| Task directions |
Give the number of lines below that contain the word "this", and nothing else.

| Extracted entries |

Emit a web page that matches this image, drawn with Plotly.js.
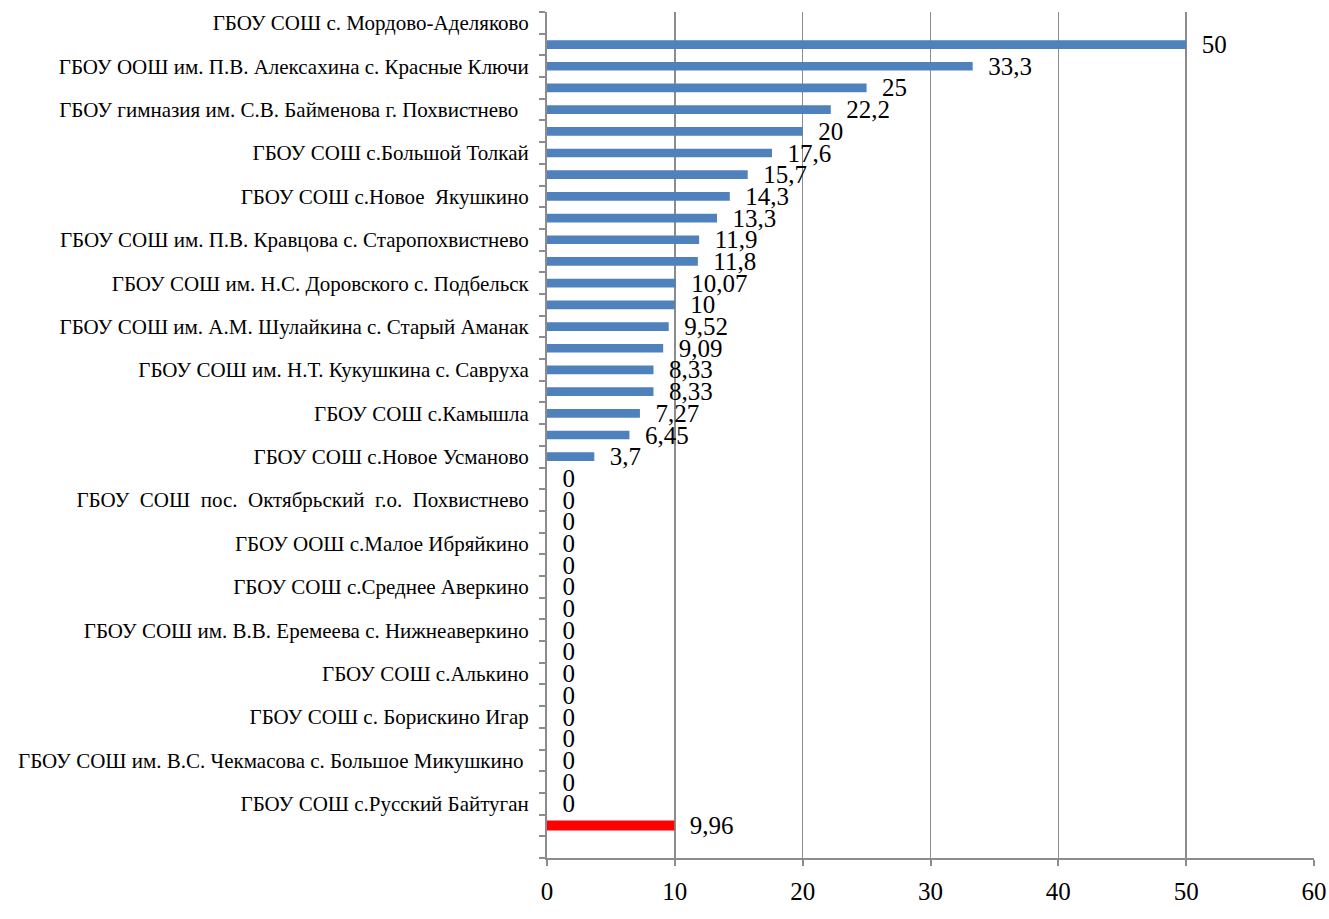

* * *

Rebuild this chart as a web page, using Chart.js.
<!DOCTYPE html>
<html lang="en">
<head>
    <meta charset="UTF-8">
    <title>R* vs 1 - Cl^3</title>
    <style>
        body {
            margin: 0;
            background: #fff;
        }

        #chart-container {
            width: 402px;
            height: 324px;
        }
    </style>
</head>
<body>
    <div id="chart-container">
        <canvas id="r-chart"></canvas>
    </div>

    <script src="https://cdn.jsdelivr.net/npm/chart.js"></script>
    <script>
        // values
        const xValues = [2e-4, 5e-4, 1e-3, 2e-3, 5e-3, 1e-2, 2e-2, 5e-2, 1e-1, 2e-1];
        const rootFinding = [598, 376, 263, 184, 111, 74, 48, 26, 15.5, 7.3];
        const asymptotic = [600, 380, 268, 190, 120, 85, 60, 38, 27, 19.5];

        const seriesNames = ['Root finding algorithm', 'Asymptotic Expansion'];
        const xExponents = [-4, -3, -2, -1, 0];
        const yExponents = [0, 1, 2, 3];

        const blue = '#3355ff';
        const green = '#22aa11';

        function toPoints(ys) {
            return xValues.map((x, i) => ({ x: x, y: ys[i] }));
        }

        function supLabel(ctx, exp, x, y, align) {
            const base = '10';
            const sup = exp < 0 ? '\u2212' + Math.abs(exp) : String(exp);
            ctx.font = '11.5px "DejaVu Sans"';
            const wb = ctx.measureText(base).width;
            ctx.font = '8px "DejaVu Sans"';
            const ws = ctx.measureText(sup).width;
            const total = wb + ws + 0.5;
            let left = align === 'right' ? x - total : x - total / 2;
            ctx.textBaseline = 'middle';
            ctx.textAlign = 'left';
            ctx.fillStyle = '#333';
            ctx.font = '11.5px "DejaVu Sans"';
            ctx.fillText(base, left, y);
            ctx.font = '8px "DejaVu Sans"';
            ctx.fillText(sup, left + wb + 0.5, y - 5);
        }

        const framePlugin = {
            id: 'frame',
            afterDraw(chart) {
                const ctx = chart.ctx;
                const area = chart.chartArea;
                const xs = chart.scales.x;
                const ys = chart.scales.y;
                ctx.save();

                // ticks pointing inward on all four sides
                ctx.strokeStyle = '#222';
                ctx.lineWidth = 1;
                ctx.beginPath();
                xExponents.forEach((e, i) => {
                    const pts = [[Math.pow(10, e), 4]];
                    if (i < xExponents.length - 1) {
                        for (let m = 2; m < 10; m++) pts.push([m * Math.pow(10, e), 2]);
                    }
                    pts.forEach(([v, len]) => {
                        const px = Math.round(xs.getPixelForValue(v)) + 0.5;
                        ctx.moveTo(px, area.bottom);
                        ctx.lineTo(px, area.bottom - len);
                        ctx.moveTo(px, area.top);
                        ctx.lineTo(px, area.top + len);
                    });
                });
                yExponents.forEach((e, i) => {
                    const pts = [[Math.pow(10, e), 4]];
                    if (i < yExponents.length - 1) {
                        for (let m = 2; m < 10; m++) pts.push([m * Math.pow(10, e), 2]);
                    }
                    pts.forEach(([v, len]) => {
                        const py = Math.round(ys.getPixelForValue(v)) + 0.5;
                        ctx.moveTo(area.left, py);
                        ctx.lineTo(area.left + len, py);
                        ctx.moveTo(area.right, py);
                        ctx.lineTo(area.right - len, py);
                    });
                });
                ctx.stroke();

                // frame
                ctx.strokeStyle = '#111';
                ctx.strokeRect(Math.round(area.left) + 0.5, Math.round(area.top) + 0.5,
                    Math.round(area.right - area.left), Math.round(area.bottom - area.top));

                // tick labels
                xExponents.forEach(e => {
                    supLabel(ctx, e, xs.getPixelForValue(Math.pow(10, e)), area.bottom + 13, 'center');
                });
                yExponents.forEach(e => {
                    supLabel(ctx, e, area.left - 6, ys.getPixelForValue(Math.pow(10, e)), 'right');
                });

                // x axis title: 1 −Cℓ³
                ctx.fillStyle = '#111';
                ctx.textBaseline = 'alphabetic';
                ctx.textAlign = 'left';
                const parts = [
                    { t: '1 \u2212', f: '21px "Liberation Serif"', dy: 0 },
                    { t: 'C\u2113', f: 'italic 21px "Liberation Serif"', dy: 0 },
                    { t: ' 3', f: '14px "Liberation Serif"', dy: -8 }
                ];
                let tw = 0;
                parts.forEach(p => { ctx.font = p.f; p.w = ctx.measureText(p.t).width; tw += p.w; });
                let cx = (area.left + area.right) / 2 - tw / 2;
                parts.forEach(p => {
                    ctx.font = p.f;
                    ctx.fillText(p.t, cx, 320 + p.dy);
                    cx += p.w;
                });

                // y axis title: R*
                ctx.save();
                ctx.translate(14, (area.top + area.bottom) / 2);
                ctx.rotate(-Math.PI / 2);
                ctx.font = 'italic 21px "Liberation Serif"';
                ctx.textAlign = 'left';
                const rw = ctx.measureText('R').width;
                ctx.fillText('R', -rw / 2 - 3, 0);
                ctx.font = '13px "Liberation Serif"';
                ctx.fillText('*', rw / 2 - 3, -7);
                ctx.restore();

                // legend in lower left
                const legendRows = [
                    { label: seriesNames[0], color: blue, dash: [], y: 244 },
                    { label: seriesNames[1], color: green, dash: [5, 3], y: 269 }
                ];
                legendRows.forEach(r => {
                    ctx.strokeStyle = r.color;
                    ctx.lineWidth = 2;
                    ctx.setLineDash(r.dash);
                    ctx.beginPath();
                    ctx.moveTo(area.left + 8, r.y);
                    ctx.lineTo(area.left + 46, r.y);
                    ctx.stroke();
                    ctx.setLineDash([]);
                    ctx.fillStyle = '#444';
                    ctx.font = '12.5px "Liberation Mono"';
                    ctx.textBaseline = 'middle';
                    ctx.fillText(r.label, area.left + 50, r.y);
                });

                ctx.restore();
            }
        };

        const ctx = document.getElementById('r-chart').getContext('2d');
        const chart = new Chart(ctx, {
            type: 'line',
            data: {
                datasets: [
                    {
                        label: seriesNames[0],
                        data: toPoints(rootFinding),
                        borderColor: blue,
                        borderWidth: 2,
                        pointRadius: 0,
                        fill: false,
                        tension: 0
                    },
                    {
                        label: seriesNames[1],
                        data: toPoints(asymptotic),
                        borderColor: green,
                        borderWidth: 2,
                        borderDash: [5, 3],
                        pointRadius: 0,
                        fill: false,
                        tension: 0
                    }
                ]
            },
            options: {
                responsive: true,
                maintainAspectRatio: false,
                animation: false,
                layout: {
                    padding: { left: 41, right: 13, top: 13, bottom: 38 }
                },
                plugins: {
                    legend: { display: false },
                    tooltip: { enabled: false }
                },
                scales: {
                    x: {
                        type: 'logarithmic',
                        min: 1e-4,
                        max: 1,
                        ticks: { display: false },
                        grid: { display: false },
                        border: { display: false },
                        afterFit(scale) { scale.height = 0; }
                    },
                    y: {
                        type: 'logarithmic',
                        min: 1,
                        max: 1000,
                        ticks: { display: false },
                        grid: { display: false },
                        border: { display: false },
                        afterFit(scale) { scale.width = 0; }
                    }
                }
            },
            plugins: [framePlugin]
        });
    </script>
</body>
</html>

* * *

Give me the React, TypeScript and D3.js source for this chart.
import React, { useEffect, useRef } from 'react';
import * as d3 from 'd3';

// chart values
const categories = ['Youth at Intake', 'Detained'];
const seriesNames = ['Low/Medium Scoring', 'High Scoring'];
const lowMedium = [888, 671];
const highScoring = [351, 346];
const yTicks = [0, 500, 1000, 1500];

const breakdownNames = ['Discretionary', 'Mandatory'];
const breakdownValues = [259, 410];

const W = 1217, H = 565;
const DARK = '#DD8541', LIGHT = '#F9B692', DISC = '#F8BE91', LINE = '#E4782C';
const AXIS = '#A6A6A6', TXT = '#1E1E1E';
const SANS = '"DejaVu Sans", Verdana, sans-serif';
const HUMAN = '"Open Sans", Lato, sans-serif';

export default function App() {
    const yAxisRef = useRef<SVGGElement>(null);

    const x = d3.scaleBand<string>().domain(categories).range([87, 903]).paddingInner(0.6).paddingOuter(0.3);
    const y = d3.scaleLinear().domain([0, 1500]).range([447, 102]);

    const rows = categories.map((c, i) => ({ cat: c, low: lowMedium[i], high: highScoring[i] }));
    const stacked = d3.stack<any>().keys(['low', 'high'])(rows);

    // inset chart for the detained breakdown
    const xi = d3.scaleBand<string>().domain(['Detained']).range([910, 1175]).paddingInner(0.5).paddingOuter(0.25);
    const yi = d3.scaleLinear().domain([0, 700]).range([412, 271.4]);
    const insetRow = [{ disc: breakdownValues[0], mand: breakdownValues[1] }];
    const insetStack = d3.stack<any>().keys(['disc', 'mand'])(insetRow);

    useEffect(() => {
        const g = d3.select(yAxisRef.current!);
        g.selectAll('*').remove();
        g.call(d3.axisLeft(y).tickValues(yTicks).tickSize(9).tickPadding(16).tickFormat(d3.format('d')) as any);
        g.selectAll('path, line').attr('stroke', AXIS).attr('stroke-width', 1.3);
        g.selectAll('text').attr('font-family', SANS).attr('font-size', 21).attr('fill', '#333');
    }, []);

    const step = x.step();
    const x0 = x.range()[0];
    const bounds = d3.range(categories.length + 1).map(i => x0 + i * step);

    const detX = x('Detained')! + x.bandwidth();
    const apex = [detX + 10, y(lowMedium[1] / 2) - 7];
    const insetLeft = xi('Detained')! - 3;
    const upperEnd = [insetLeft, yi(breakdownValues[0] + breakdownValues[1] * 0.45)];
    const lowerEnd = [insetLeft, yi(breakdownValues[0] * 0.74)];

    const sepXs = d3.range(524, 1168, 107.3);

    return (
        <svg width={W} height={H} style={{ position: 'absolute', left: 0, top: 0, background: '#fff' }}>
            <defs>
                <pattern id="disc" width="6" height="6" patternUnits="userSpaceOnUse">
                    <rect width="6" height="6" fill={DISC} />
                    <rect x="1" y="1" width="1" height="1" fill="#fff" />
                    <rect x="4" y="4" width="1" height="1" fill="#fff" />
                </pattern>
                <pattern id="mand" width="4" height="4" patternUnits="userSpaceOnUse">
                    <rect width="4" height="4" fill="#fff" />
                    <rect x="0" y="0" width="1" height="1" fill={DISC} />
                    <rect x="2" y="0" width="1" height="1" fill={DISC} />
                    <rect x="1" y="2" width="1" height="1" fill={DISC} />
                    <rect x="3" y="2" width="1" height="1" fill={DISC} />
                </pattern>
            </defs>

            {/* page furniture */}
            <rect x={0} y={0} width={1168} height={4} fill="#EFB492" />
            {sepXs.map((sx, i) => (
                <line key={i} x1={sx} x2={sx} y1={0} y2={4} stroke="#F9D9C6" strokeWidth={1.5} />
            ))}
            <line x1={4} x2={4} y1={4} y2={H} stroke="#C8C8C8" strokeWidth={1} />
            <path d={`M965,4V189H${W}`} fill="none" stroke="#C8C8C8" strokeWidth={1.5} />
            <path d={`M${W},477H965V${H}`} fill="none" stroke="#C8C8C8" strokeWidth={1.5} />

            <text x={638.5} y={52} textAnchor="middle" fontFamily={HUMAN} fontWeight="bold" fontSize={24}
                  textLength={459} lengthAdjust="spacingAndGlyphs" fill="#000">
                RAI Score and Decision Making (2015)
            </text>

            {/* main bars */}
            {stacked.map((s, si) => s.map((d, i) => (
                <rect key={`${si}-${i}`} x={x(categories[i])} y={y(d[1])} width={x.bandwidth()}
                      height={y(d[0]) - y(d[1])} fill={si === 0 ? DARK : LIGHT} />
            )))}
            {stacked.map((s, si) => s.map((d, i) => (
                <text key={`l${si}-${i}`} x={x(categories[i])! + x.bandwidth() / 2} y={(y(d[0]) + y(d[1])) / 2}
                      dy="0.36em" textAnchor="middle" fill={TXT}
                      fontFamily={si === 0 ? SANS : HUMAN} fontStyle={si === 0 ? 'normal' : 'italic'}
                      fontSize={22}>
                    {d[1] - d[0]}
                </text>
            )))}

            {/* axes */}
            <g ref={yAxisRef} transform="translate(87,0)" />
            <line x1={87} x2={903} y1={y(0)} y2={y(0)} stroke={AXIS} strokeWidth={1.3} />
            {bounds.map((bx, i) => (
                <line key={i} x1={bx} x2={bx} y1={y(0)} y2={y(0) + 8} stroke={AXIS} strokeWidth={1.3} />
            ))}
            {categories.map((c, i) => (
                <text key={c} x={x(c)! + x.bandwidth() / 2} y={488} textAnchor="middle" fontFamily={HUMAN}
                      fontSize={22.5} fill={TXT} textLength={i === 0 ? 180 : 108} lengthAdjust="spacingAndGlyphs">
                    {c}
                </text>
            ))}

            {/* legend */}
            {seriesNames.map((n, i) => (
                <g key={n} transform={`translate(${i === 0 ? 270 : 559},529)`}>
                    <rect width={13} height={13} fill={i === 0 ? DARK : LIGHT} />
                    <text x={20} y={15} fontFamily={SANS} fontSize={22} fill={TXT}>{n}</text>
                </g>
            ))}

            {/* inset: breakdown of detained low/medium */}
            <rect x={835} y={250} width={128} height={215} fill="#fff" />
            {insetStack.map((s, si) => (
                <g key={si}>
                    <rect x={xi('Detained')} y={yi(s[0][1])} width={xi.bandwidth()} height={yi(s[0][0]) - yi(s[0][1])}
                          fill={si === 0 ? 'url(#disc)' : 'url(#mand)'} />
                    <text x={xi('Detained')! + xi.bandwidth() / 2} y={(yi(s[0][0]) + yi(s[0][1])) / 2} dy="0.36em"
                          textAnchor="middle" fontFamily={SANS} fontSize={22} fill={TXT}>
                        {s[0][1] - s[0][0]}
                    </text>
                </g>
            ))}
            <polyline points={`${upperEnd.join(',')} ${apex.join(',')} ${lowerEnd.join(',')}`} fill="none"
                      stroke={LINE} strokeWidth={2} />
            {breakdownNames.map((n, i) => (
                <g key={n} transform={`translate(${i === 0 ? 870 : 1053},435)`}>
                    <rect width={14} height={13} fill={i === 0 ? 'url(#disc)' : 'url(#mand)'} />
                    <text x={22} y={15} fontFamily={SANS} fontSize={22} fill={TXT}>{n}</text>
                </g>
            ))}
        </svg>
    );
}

| Exercise result |
3